Zip file containing input data plus .ini is at https://vault.sfu.ca/index.php/s/ZXUoZN17cUENqiN. You'll need to run composer dump-autoload
. Thanks!
@mjordan Worked as expected. Please create a pull-request and then I'll merge. Thanks.
Great, thanks for testing - here's the PR: https://github.com/MarcusBarnes/mik/pull/278
I'll document the toolchain (our last remaining major one to complete!) and update README.md over the weekend.
Closed with pull-request https://github.com/MarcusBarnes/mik/pull/278 (commit https://github.com/MarcusBarnes/mik/commit/503033cff290e707921bf7e8c27f59ac12578ede).

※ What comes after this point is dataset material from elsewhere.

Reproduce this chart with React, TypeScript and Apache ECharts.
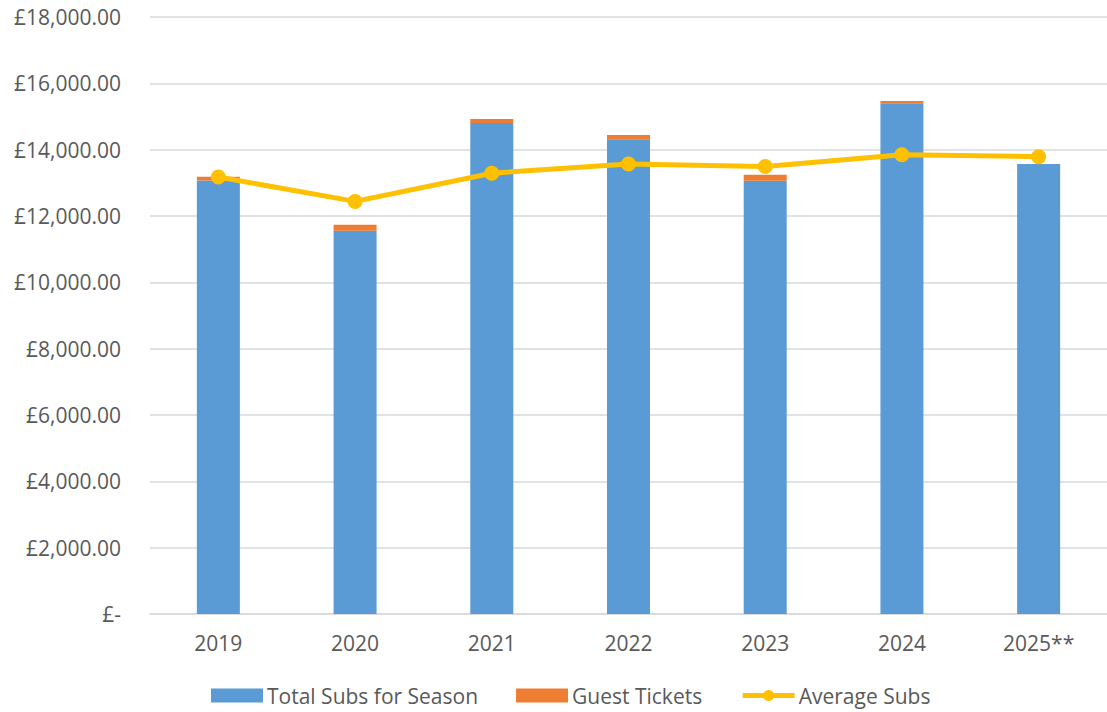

Thank you @mjordan for your contribution.
An MIK toolchain for migrating books (monographs): create a CSV book filegetter/writer.
The input that Islandora Book Batch expects is documented at https://github.com/Islandora/islandora_book_batch.
N.B: We may need to flatten hierarchical source books for importing into Islandora since Islandora's Book Solution Pack currently only supports flat books.